NAME

DBIx::Admin::BackupRestore - Back-up all tables in a db to XML, and restore them

Synopsis

use DBIx::Admin::BackupRestore;

# Backup.

open(OUT, "> $file_name") || die("Can't open(> $file_name): $!");
print OUT DBIx::Admin::BackupRestore -> new(dbh => $dbh) -> backup('db_name');
close OUT;

# Restore.

DBIx::Admin::BackupRestore -> new(dbh => $dbh) -> restore($file_name);

Description

DBIx::Admin::BackupRestore is a pure Perl module.

It exports all data in all tables from one database to one or more XML files.

Then these files can be imported into another database, possibly under a different database server.

Warning: It is designed on the assumption you have a stand-alone script which creates an appropriate set of empty tables on the destination database server. You run that script, and then run this module in 'restore' mode.

This module is used daily to transfer a MySQL database under MS Windows to a Postgres database under Linux.

Similar modules are discussed below.

Distributions

This module is available both as a Unix-style distro (*.tgz) and an ActiveState-style distro (*.ppd). The latter is shipped in a *.zip file.

See http://savage.net.au/Perl-modules.html for details.

See http://savage.net.au/Perl-modules/html/installing-a-module.html for help on unpacking and installing each type of distro.

Constructor and initialization

new(...) returns an object of type DBIx::Admin::BackupRestore.

This is the class's contructor.

Usage: DBIx::Admin::BackupRestore -> new().

This method takes a set of parameters. Only the dbh parameter is mandatory.

For each parameter you wish to use, call new as new(param_1 => value_1, ...).

clean

The default value is 0.

If new is called as new(clean => 1), the backup phase deletes any characters outside the range 20 .. 7E (hex).

The restore phase ignores this parameter.

This parameter is optional.

dbh

This is a database handle.

This parameter is mandatory when calling methods backup() and restore*(), but is not required when calling method split(), since the latter is just a file-to-file operation.

fiddle_timestamp

This parameter takes one of these values: 0, 1 or 2.

The default value is 1.

If the value of this parameter is 0, then restore() does not fiddle the value of fields whose names match /timestamp/.
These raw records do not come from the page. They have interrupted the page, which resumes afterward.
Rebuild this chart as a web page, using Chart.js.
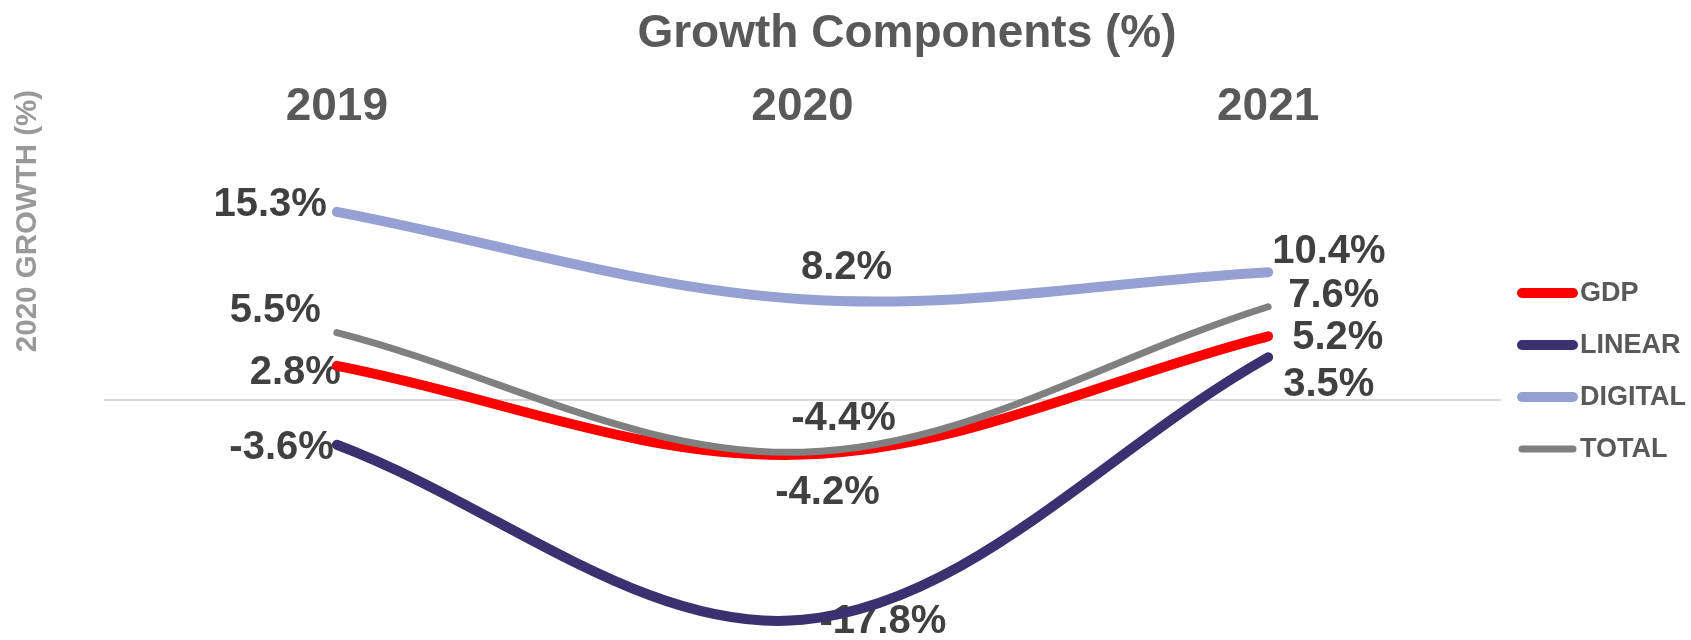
<!DOCTYPE html>
<html>
<head>
<meta charset="utf-8">
<script src="https://cdn.jsdelivr.net/npm/chart.js@4.4.0/dist/chart.umd.min.js"></script>
<style>
  html, body { margin: 0; padding: 0; background: #ffffff; }
  #wrap { width: 1691px; height: 640px; position: relative; }
</style>
</head>
<body>
<div id="wrap"><canvas id="growthChart"></canvas></div>
<script>
const years = ["2019", "2020", "2021"];
const gdp = [2.8, -4.4, 5.2];
const linear = [-3.6, -17.8, 3.5];
const digital = [15.3, 8.2, 10.4];
const total = [5.5, -4.2, 7.6];

const seriesNames = ["GDP", "LINEAR", "DIGITAL", "TOTAL"];
const seriesColors = ["#ff0000", "#3b3170", "#96a0d2", "#808080"];
const seriesWidths = [10, 10, 10, 7];

// where each value label sits relative to its point: [dx, dy, align]
const labelPlacement = [
    [[4, 7, "right"], [41, -36, "center"], [24, 2, "left"]],
    [[-3, 3, "right"], [17, 2, "left"], [15, 28, "left"]],
    [[-10, -7, "right"], [44, -31, "center"], [4, -20, "left"]],
    [[-16, -22, "right"], [25, 41, "center"], [20, -11, "left"]]
];

const boldFont = '"Liberation Sans", Arial, sans-serif';
const chartTitle = "Growth Components (%)";
const yTitle = "2020 GROWTH (%)";

// zero line height and vertical scale of the plot, in px
const zeroLineY = 403;
const pxPerPoint = 12.45;

const valueLabels = {
    id: "valueLabels",
    beforeDatasetsDraw(chart) {
        const ctx = chart.ctx;
        ctx.save();
        ctx.font = "bold 40px " + boldFont;
        ctx.fillStyle = "#404040";
        ctx.textBaseline = "middle";
        chart.data.datasets.forEach((ds, i) => {
            chart.getDatasetMeta(i).data.forEach((pt, j) => {
                const [dx, dy, align] = labelPlacement[i][j];
                ctx.textAlign = align;
                ctx.fillText(ds.data[j].toFixed(1) + "%", pt.x + dx, pt.y + dy);
            });
        });
        ctx.restore();
    }
};

const captions = {
    id: "captions",
    afterDraw(chart) {
        const ctx = chart.ctx;
        const x0 = chart.chartArea.right + 21;
        ctx.save();
        // legend on the right: short round-capped strokes with names
        chart.data.datasets.forEach((ds, i) => {
            const y = 293 + i * 52;
            ctx.strokeStyle = ds.borderColor;
            ctx.lineWidth = ds.borderWidth;
            ctx.lineCap = "round";
            ctx.beginPath();
            ctx.moveTo(x0, y);
            ctx.lineTo(x0 + 51, y);
            ctx.stroke();
            ctx.fillStyle = "#595959";
            ctx.font = "bold 27px " + boldFont;
            ctx.textAlign = "left";
            ctx.textBaseline = "middle";
            ctx.fillText(ds.label, x0 + 58, y + 1);
        });

        // main title
        ctx.fillStyle = "#595959";
        ctx.font = "bold 46px " + boldFont;
        ctx.textAlign = "center";
        ctx.textBaseline = "middle";
        ctx.fillText(chartTitle, 907, 34.5);

        // rotated axis caption on the left edge
        ctx.translate(28, 221);
        ctx.rotate(-Math.PI / 2);
        ctx.font = "bold 29.5px " + boldFont;
        ctx.fillStyle = "#999999";
        ctx.fillText(yTitle, 0, 0);
        ctx.restore();
    }
};

const seriesData = [gdp, linear, digital, total];

const chart = new Chart(document.getElementById("growthChart"), {
    type: "line",
    data: {
        labels: years,
        datasets: seriesData.map((values, i) => ({
            label: seriesNames[i],
            data: values,
            borderColor: seriesColors[i],
            backgroundColor: seriesColors[i],
            borderWidth: seriesWidths[i],
            borderCapStyle: "round",
            pointRadius: 0,
            tension: 0.35,
            fill: false,
            order: 4 - i
        }))
    },
    options: {
        responsive: true,
        maintainAspectRatio: false,
        animation: false,
        layout: { padding: { left: 104, right: 190, top: 80, bottom: 0 } },
        plugins: {
            legend: { display: false },
            tooltip: { enabled: false },
            title: { display: false }
        },
        scales: {
            x: {
                position: "top",
                offset: true,
                grid: { display: false },
                border: { display: false },
                ticks: {
                    color: "#595959",
                    padding: 0,
                    font: { family: boldFont, size: 46, weight: "bold" }
                }
            },
            y: {
                min: -19,
                max: 20,
                afterFit(scale) { scale.width = 0; },
                ticks: { display: false, stepSize: 1 },
                border: { display: false },
                grid: {
                    drawTicks: false,
                    lineWidth: 2,
                    color: c => c.tick.value === 0 ? "#d9d9d9" : "rgba(0,0,0,0)"
                }
            }
        }
    },
    plugins: [valueLabels, captions]
});

// stretch the value range so zero and the point spacing land where wanted
const area = chart.chartArea;
chart.options.scales.y.max = (zeroLineY - area.top) / pxPerPoint;
chart.options.scales.y.min = -(area.bottom - zeroLineY) / pxPerPoint;
chart.update();
</script>
</body>
</html>
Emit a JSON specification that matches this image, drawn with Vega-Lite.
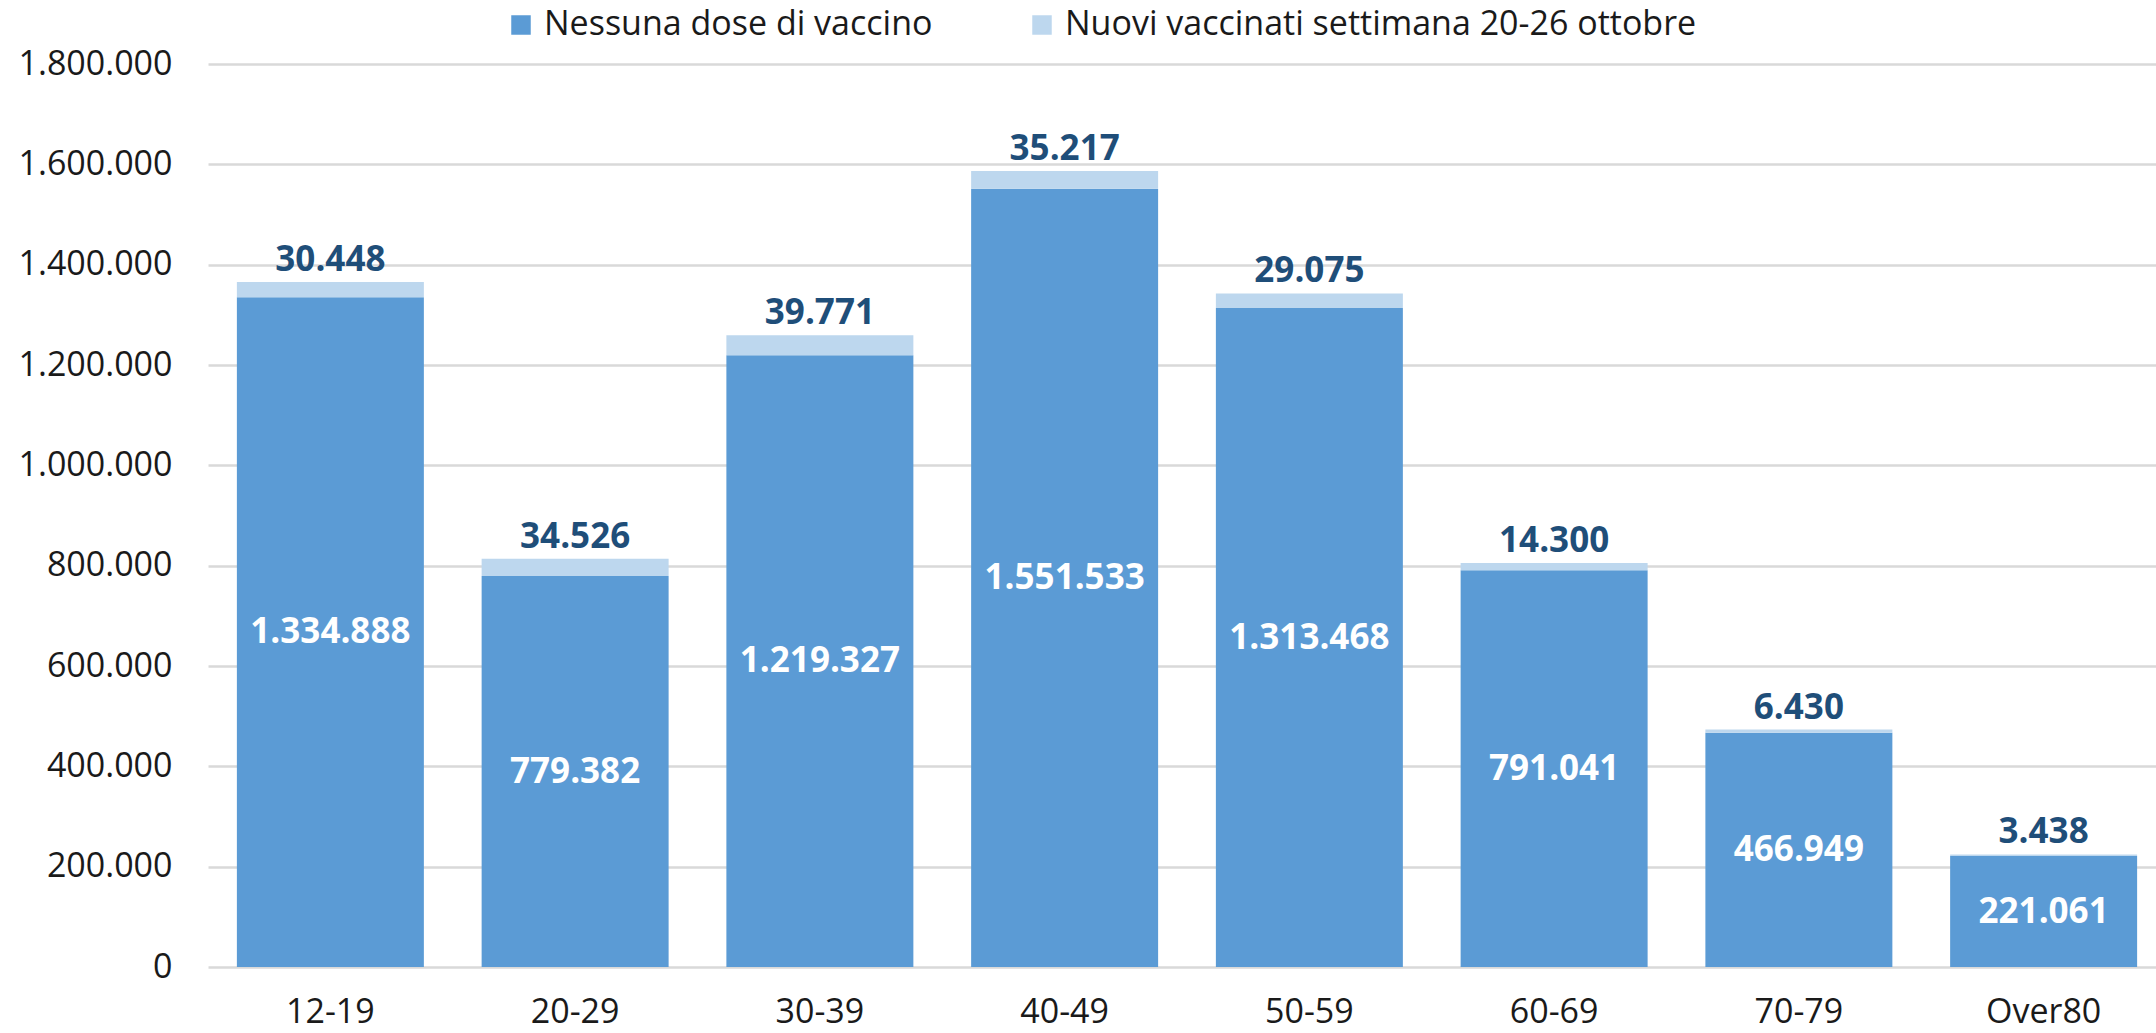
{
  "$schema": "https://vega.github.io/schema/vega-lite/v6.json",
  "autosize": "none",
  "width": 1958,
  "height": 903,
  "padding": {"left": 208, "top": 64, "right": 0, "bottom": 66},
  "background": "white",
  "config": {
    "locale": {"number": {"decimal": ",", "thousands": ".", "grouping": [3], "currency": ["€", ""]}},
    "font": "Open Sans",
    "view": {"stroke": null}
  },
  "datasets": {
    "d": [
      {"eta": "12-19", "nessuna": 1334888, "nuovi": 30448},
      {"eta": "20-29", "nessuna": 779382, "nuovi": 34526},
      {"eta": "30-39", "nessuna": 1219327, "nuovi": 39771},
      {"eta": "40-49", "nessuna": 1551533, "nuovi": 35217},
      {"eta": "50-59", "nessuna": 1313468, "nuovi": 29075},
      {"eta": "60-69", "nessuna": 791041, "nuovi": 14300},
      {"eta": "70-79", "nessuna": 466949, "nuovi": 6430},
      {"eta": "Over80", "nessuna": 221061, "nuovi": 3438}
    ]
  },
  "data": {"name": "d"},
  "encoding": {
    "x": {
      "field": "eta", "type": "nominal", "sort": null,
      "scale": {"paddingInner": 0.236, "paddingOuter": 0.118},
      "axis": {"title": null, "labelAngle": 0, "domain": false, "ticks": false, "labelFontSize": 34, "labelColor": "#1a1a1a", "labelPadding": 28, "labelFont": "Open Sans"}
    }
  },
  "layer": [
    {
      "transform": [{"fold": ["nessuna", "nuovi"], "as": ["serie", "valore"]}],
      "mark": {"type": "bar"},
      "encoding": {
        "y": {
          "field": "valore", "type": "quantitative", "aggregate": "sum", "stack": "zero",
          "scale": {"domain": [0, 1800000], "nice": false},
          "axis": {"title": null, "format": ",.0f", "values": [0, 200000, 400000, 600000, 800000, 1000000, 1200000, 1400000, 1600000, 1800000], "domain": false, "ticks": false, "labelPadding": 36, "labelFontSize": 34, "labelColor": "#1a1a1a", "gridColor": "#d9d9d9", "gridWidth": 2.5, "labelFont": "Open Sans"}
        },
        "color": {
          "field": "serie", "type": "nominal",
          "scale": {"domain": ["nessuna", "nuovi"], "range": ["#5b9bd5", "#bdd7ee"]},
          "legend": {
            "title": null, "orient": "none", "direction": "horizontal",
            "legendX": 296, "legendY": -56,
            "symbolType": "square", "symbolSize": 380, "symbolStrokeWidth": 0,
            "labelFontSize": 34, "labelColor": "#1a1a1a", "labelOffset": 6,
            "columnPadding": 92, "labelLimit": 900,
            "labelExpr": "datum.label == 'nessuna' ? 'Nessuna dose di vaccino' : 'Nuovi vaccinati settimana 20-26 ottobre'"
          }
        },
        "order": {"field": "serie", "sort": "ascending"}
      }
    },
    {
      "transform": [{"fold": ["nessuna", "nuovi"], "as": ["serie", "valore"]}],
      "mark": {"type": "text", "fontWeight": "bold", "fontSize": 35, "color": "#1f4e79", "baseline": "bottom", "dy": -4},
      "encoding": {
        "y": {"field": "valore", "type": "quantitative", "aggregate": "sum", "scale": {"domain": [0, 1800000], "nice": false}, "axis": null},
        "text": {"field": "nuovi", "type": "quantitative", "aggregate": "max", "format": ",.0f"}
      }
    },
    {
      "mark": {"type": "text", "fontWeight": "bold", "fontSize": 35, "color": "white", "baseline": "middle"},
      "encoding": {
        "y": {"field": "nessuna", "type": "quantitative", "scale": {"domain": [0, 3600000], "nice": false}, "axis": null},
        "text": {"field": "nessuna", "type": "quantitative", "format": ",.0f"}
      }
    }
  ],
  "resolve": {"scale": {"y": "independent"}}
}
If the value of the parameter is 1, then restore() fiddles the value of fields whose names match /timestamp/ in this manner:

All values are assumed to be of the form /^YYYYMMDD/ (fake reg exps are nice!).
Hours, minutes and seconds, if present, are ignored.
Timestamps undergo either 1 or 2 transformations.
Firstly, if the value matches /^0000/, convert it to 19700101.
Then, all values are converted to YYYY-MM-DD 00:00:00.
Eg: This - 00000000 - is converted to 1970-01-01 00:00:00
and today - 20050415 - is converted to 2005-04-15 00:00:00.
You would use this option when transferring data from MySQL's 'timestamp' type
to Postgres' 'timestamp' type, and MySQL output values match /^(\d{8})/.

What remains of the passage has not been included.